De volgende ochtend staat er eerst een korte wandeling op het programma. Beide willen we graag naar het uitzichtpunt van de Gorge lopen. De weg kronkelt zich langzaam omhoog langs de diep uitgesleten rivier. Het is pittig klimmen maar de uitzichten zijn werkelijk prachtig. Terug op de camping pakken we onze tent in en vertrekken. Het is steil klimmen om het dal uit te komen. Boven worden we wederom getrakteerd op een mooi uitzicht. We besluiten de scenic route te volgen en vanuit het westen Christchurch binnen te rijden. Na 27 km langzaam afdalen komen we in Glentunnel. In het kleine gehucht kopen we boodschappen om ons in de laatste kilometers te voorzien van energie. De omgeving is mooi maar gaat langzaam over in de chaos van een randstad. We denken terug aan de afgelopen zeven weken. We hebben beide eilanden doorkruist en vele mooie plaatjes in onze herinneringen opgeslagen. Maar vandaag zullen we met een kleine 3000 kilometer op de teller Christchurch binnenfietsen. Ons einddoel in Nieuw Zeeland. Er zal ook een einde komen aan de zomerse temperaturen en het leven van camping naar camping. Donderdag vliegen we terug naar het koude Nederland, twaalf uur terug in tijd. Het zal wel even wennen zijn… Voordat we het centrum van de stad bereiken sluiten we aan op een Cycle-race. Toeschouwers moedigen ons aan met onze beladen fietsen. Voordat we het stadscentrum bereiken trappen we moeiteloos 90 kilometer weg. Dat er ons, voor een zoektocht naar een slaapplek nog 15 resteren hebben we niet berekend. Grote delen van het centrum zijn afgesloten vanwege de aardbeving in 2010. Hiermee is er een groot tekort aan hotels en jeugdhostels. Prijzen van hotels die niet getroffen zijn stijgen met 200%. De eindeloze zoektocht naar een betaalbare slaapplek lijkt onmogelijk. Genoodzaakt fietsen we terug naar de rand van de stad en nemen de dichtstbijzijnde camping. Daar vinden we na 105 kilometer een plek om te slapen. Een eindje weg van het centrum en van de rampplek twee jaar geleden. Het geeft een koud gevoel de verwoesting te zien! Het lijkt wel of er oorlog is geweest.

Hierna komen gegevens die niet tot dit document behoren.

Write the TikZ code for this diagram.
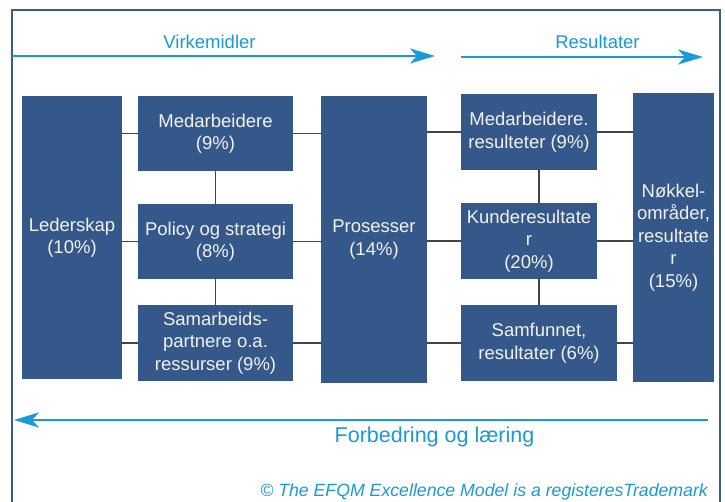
\documentclass[tikz,border=0pt]{standalone}
\usepackage{fontspec}
\setmainfont{Liberation Sans}
\usetikzlibrary{arrows.meta,calc}
\definecolor{boxblue}{HTML}{34588A}
\definecolor{framecol}{HTML}{3C5C8E}
\definecolor{arrowcyan}{HTML}{1A9AD7}
\definecolor{linegray}{HTML}{444444}
\definecolor{boxtext}{HTML}{F2F2F2}
\tikzset{
  blk/.style={fill=boxblue, draw=none, inner sep=0pt, align=center, text=boxtext,
    font=\fontsize{18.5}{22.5}\selectfont},
  conn/.style={draw=linegray, line width=1.1pt},
  flow/.style={draw=arrowcyan, line width=2.6pt,
    -{Stealth[length=25pt,width=15pt,inset=7pt]}},
  flowlbl/.style={text=arrowcyan, inner sep=0pt},
}
\begin{document}
\begin{tikzpicture}[x=1pt,y=-1pt]
\useasboundingbox (0,0) rectangle (725,502);
\clip (0,0) rectangle (725,502);
\fill[white] (0,0) rectangle (725,502);
\draw[framecol, line width=2pt] (12,10) rectangle (720,530);

% top arrows
\coordinate (vs) at (12,56);
\coordinate (ve) at (435,56);
\coordinate (rs) at (461,57);
\coordinate (re) at (703,57);
\draw[flow] (vs) -- (ve);
\draw[flow] (rs) -- (re);
\node[flowlbl, font=\fontsize{18.5}{22}\selectfont] (lv) at (209.5,42) {Virkemidler};
\node[flowlbl, font=\fontsize{18.5}{22}\selectfont] (lr) at (597.5,42) {Resultater};

% blocks
\node[blk, minimum width=100pt, minimum height=283pt] (led) at (72,237.5) {Lederskap\\(10\%)};
\node[blk, minimum width=155pt, minimum height=75pt] (med) at (215.5,133.5) {Medarbeidere\\(9\%)};
\node[blk, minimum width=155pt, minimum height=75pt] (pol) at (215.5,241.5) {Policy og strategi\\(8\%)};
\node[blk, minimum width=155pt, minimum height=76pt] (sam) at (215.5,343) {Samarbeids-\\partnere o.a.\\ressurser (9\%)};
\node[blk, minimum width=106pt, minimum height=287pt] (pro) at (374,239.5) {Prosesser\\(14\%)};
\node[blk, minimum width=136pt, minimum height=76pt] (mres) at (529,132) {Medarbeidere.\\resulteter (9\%)};
\node[blk, minimum width=136pt, minimum height=76pt] (kun) at (529,241) {Kunderesultate\\r\\(20\%)};
\node[blk, minimum width=156pt, minimum height=76pt] (smf) at (539,343) {Samfunnet,\\resultater (6\%)};
\node[blk, minimum width=81pt, minimum height=289pt] (nok) at (673.5,237.5) {Nøkkel-\\områder,\\resultate\\r\\(15\%)};

% connectors left
\draw[conn] (med.west -| led.east) -- (med.west);
\draw[conn] (pol.west -| led.east) -- (pol.west);
\draw[conn] (sam.west -| led.east) -- (sam.west);
\draw[conn] (med.south) -- (pol.north);
\draw[conn] (pol.south) -- (sam.north);
\draw[conn] (med.east) -- (med.east -| pro.west);
\draw[conn] (pol.east) -- (pol.east -| pro.west);
\draw[conn] (sam.east) -- (sam.east -| pro.west);
% connectors right
\draw[conn] (mres.west -| pro.east) -- (mres.west);
\draw[conn] (kun.west -| pro.east) -- (kun.west);
\draw[conn] (smf.west -| pro.east) -- (smf.west);
\draw[conn] (mres.south -| smf.north) -- (kun.north -| smf.north);
\draw[conn] (kun.south -| smf.north) -- (smf.north);
\draw[conn] (mres.east) -- (mres.east -| nok.west);
\draw[conn] (kun.east) -- (kun.east -| nok.west);
\draw[conn] (smf.east) -- (smf.east -| nok.west);

% bottom arrow
\coordinate (bs) at (708,420);
\coordinate (be) at (14,420);
\draw[flow] (bs) -- (be);
\node[flowlbl, font=\fontsize{21.5}{25}\selectfont] (lf) at (434.5,437) {Forbedring og læring};
\node[flowlbl, anchor=east, font=\fontsize{17.7}{21}\selectfont\itshape] (cp) at (708,492) {© The EFQM Excellence Model is a registeresTrademark};
\end{tikzpicture}
\end{document}
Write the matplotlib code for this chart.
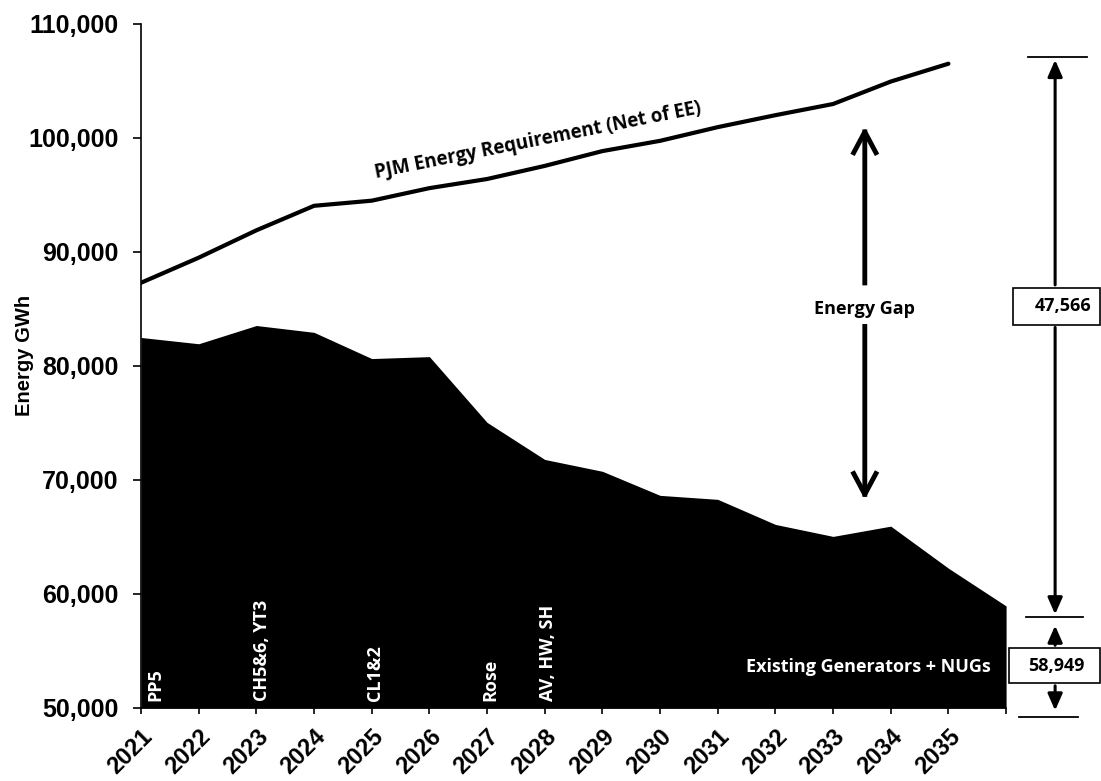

Met 3000 km op de teller zijn we aangekomen in Christchurch. Onze eindplaats van Nieuw Zeeland, na 7 weken fietsen.
De komende dagen niet fietsen (afkicken), maar genieten van terrasjes, de stad bezoeken en voorbereiden op onze reis terug.
Op 11 februari is het ons niet gelukt, de fiets te laten staan. We zijn een ronde gaan fietsen langs de kust naar het zuiden, en beklommen stiekem een pass waarna we goed uitzicht kregen van 400meter hoogte op deze grote stad. Deze dagen zijn we vooral nog dingen aan het uitzoeken, materiaal aan het verzamelen om de fietsen goed in te pakken. 14 februari, op valentijnsdag, vliegen we terug naar Nederland, waarna we na 36 uur vliegen op de 15 februari aankomen. 12 uur terug in de tijd en in de kou. We bereiden ons voor, terwijl het hier 25-30 graden is.

We wensen iedereen een fijne carnaval!